§ **Goal**
Skipping all pictures, set down the lines of the listing from the first through the one with "dependency by year</text>".

§ **Data excerpt**
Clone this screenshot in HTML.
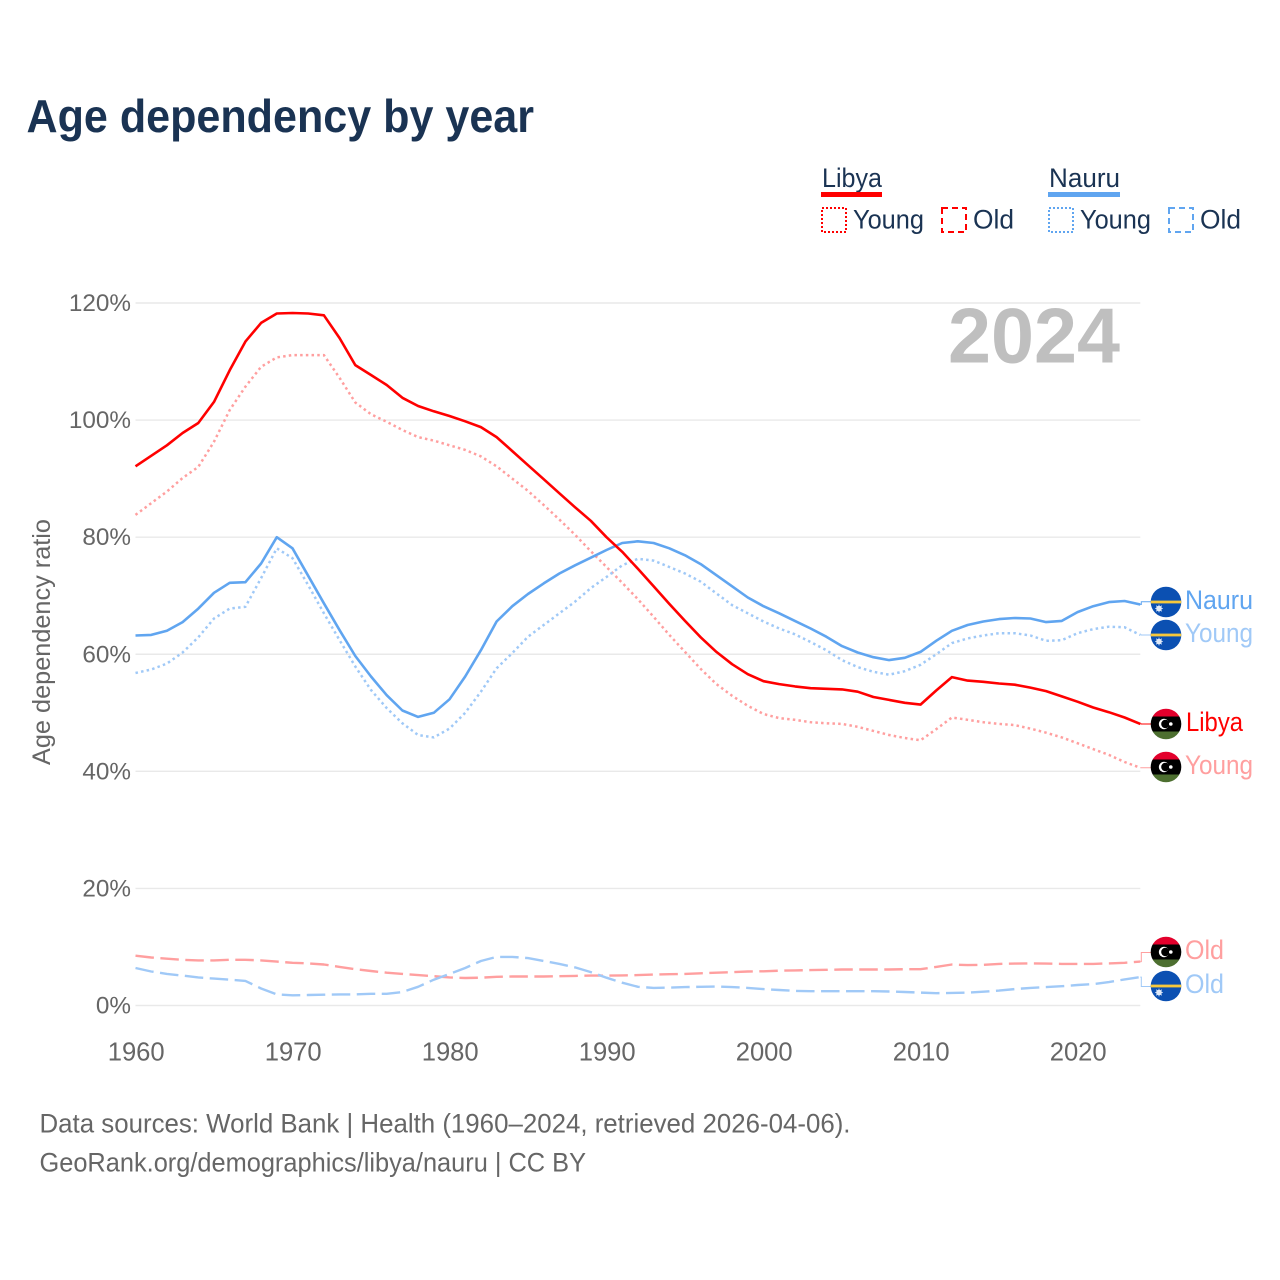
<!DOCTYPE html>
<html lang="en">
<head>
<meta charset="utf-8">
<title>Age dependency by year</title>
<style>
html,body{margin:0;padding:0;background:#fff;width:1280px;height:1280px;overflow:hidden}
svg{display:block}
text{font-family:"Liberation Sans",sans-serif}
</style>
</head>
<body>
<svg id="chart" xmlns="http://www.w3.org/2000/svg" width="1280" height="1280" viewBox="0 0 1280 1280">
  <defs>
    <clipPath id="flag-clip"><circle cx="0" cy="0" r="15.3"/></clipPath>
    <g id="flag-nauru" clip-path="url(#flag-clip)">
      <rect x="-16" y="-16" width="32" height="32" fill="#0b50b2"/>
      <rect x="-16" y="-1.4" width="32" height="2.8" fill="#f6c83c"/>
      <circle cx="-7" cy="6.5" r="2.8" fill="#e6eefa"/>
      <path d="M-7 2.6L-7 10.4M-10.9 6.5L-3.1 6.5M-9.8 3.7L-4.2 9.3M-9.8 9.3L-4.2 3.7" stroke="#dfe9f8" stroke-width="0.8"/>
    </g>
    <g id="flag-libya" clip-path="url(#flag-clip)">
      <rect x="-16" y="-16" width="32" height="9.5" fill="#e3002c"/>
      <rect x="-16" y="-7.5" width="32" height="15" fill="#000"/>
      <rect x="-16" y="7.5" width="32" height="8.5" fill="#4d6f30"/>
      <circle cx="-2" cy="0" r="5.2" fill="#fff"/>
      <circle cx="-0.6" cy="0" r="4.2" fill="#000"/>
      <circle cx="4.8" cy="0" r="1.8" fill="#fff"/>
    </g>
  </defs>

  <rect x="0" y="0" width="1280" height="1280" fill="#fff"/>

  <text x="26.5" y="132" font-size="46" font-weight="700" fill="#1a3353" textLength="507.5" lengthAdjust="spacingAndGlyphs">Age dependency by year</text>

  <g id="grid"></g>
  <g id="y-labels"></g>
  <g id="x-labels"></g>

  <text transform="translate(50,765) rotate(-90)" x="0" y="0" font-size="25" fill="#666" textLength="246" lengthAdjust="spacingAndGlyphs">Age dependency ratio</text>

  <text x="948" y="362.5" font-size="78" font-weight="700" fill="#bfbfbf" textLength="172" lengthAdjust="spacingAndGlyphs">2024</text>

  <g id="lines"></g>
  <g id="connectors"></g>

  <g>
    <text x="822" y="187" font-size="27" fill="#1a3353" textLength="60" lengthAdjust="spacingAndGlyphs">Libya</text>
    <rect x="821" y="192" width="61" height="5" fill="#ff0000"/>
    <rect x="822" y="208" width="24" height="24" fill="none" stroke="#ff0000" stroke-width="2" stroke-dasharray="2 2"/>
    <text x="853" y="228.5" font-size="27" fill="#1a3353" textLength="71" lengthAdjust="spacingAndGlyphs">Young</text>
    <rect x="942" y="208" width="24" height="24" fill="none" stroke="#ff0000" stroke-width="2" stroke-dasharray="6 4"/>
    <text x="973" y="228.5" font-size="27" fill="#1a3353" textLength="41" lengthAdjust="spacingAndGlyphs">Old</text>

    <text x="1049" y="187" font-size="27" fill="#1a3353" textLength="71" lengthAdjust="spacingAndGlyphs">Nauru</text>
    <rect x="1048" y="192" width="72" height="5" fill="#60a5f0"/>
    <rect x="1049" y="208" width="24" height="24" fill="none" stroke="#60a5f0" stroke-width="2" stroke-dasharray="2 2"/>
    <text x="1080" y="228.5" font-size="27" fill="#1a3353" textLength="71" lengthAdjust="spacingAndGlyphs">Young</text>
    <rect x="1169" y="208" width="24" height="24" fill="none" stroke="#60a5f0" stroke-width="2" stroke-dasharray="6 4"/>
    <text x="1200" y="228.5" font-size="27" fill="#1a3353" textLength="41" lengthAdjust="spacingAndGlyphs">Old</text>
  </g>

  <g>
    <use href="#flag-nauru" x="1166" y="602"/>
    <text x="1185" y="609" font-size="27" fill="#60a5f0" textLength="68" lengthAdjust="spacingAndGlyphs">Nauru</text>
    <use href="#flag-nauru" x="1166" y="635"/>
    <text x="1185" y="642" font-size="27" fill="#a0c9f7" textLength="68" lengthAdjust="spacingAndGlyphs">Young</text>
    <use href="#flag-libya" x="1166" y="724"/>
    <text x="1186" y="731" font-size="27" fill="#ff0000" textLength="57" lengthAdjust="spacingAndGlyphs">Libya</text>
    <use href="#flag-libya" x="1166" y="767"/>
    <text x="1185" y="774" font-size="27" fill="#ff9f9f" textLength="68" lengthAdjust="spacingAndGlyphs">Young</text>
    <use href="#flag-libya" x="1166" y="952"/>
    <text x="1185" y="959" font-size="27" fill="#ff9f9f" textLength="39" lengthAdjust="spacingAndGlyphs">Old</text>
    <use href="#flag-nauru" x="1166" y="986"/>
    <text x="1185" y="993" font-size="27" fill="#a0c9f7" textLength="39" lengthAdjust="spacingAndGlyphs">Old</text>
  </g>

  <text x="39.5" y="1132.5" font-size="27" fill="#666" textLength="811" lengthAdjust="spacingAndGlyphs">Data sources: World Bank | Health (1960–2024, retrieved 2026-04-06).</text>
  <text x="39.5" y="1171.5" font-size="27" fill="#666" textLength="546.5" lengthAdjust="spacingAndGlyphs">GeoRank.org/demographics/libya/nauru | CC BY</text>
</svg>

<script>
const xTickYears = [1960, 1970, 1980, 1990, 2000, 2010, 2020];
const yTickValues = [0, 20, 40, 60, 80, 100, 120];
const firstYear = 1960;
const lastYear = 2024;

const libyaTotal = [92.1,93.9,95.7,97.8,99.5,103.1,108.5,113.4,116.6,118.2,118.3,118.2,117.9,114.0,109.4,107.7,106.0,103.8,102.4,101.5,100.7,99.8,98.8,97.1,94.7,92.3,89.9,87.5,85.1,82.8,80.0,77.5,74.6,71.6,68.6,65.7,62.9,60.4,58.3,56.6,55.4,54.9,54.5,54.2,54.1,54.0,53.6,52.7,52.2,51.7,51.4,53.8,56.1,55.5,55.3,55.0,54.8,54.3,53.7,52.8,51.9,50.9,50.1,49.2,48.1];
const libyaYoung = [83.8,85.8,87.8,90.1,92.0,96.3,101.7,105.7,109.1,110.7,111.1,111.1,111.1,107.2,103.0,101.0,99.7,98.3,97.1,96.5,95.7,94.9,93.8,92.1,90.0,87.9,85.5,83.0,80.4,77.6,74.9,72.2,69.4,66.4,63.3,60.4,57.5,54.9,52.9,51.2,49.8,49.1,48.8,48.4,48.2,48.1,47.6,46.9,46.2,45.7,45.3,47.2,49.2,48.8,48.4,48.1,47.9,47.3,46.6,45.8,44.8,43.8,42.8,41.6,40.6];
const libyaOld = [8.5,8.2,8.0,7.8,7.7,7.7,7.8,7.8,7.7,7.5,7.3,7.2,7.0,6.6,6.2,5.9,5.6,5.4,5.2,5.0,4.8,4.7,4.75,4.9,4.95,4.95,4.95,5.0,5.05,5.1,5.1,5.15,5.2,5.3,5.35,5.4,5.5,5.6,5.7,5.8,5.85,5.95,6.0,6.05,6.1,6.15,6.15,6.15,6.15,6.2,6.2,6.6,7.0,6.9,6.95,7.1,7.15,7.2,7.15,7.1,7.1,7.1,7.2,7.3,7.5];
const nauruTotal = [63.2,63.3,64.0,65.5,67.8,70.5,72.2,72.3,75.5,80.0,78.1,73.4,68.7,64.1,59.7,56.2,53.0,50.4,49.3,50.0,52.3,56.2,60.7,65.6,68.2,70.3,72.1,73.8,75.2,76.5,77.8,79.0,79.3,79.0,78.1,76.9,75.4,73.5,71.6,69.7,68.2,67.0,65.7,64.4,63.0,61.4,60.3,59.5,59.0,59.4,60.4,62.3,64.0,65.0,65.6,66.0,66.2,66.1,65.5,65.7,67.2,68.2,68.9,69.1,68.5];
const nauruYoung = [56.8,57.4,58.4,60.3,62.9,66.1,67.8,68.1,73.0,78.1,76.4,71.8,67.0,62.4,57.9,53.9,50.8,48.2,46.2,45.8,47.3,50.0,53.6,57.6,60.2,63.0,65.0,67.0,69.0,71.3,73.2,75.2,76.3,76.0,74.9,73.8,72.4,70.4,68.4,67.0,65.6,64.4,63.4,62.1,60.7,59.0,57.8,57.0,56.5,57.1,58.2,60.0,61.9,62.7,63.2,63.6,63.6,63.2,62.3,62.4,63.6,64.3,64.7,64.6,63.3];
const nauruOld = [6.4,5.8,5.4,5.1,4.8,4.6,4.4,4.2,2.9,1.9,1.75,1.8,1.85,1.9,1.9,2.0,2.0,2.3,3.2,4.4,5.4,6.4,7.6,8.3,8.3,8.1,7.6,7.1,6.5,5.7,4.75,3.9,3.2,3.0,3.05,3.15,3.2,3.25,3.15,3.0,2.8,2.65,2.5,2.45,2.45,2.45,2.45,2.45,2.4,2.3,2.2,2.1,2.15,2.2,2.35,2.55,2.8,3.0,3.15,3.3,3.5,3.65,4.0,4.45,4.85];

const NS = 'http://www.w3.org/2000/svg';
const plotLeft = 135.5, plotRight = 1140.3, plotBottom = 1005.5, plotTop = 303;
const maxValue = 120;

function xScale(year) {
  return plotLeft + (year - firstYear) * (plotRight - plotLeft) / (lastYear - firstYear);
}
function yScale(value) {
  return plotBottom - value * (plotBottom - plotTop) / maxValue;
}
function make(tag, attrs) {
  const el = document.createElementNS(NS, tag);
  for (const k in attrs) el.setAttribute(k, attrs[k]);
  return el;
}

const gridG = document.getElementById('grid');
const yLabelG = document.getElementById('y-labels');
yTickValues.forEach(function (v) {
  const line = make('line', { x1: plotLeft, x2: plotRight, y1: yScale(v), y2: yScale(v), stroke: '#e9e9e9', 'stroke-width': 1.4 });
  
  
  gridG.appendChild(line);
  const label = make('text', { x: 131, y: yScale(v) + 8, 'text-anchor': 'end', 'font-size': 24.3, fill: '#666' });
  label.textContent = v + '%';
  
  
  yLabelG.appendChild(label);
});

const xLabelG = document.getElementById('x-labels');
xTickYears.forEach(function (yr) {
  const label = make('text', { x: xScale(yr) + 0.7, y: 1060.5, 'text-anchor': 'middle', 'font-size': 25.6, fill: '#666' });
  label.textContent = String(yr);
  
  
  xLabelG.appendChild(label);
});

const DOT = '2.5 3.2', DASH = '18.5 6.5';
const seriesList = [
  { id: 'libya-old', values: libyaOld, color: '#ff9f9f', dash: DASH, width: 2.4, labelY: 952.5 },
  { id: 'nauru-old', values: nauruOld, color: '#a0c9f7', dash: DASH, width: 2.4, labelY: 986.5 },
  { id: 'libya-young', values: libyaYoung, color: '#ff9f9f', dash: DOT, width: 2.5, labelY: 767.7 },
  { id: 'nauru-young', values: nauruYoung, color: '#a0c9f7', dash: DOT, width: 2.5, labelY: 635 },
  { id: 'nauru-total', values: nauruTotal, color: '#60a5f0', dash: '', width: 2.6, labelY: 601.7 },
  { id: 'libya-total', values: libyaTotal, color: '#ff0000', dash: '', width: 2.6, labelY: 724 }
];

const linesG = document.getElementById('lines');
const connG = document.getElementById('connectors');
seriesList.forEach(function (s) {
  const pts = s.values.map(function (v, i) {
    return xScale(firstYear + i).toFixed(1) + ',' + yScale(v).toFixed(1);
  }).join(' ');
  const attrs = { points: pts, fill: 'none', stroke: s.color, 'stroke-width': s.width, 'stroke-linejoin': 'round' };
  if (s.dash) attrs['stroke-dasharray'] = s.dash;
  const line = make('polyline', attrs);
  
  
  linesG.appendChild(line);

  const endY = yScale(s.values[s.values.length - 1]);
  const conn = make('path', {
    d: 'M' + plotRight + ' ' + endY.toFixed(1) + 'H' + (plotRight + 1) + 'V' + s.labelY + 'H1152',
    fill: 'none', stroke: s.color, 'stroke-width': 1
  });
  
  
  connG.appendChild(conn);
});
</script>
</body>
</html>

§ **Complete response**
Clone this screenshot in HTML.
<!DOCTYPE html>
<html lang="en">
<head>
<meta charset="utf-8">
<title>Age dependency by year</title>
<style>
html,body{margin:0;padding:0;background:#fff;width:1280px;height:1280px;overflow:hidden}
svg{display:block}
text{font-family:"Liberation Sans",sans-serif}
</style>
</head>
<body>
<svg id="chart" xmlns="http://www.w3.org/2000/svg" width="1280" height="1280" viewBox="0 0 1280 1280">
  <defs>
    <clipPath id="flag-clip"><circle cx="0" cy="0" r="15.3"/></clipPath>
    <g id="flag-nauru" clip-path="url(#flag-clip)">
      <rect x="-16" y="-16" width="32" height="32" fill="#0b50b2"/>
      <rect x="-16" y="-1.4" width="32" height="2.8" fill="#f6c83c"/>
      <circle cx="-7" cy="6.5" r="2.8" fill="#e6eefa"/>
      <path d="M-7 2.6L-7 10.4M-10.9 6.5L-3.1 6.5M-9.8 3.7L-4.2 9.3M-9.8 9.3L-4.2 3.7" stroke="#dfe9f8" stroke-width="0.8"/>
    </g>
    <g id="flag-libya" clip-path="url(#flag-clip)">
      <rect x="-16" y="-16" width="32" height="9.5" fill="#e3002c"/>
      <rect x="-16" y="-7.5" width="32" height="15" fill="#000"/>
      <rect x="-16" y="7.5" width="32" height="8.5" fill="#4d6f30"/>
      <circle cx="-2" cy="0" r="5.2" fill="#fff"/>
      <circle cx="-0.6" cy="0" r="4.2" fill="#000"/>
      <circle cx="4.8" cy="0" r="1.8" fill="#fff"/>
    </g>
  </defs>

  <rect x="0" y="0" width="1280" height="1280" fill="#fff"/>

  <text x="26.5" y="132" font-size="46" font-weight="700" fill="#1a3353" textLength="507.5" lengthAdjust="spacingAndGlyphs">Age dependency by year</text>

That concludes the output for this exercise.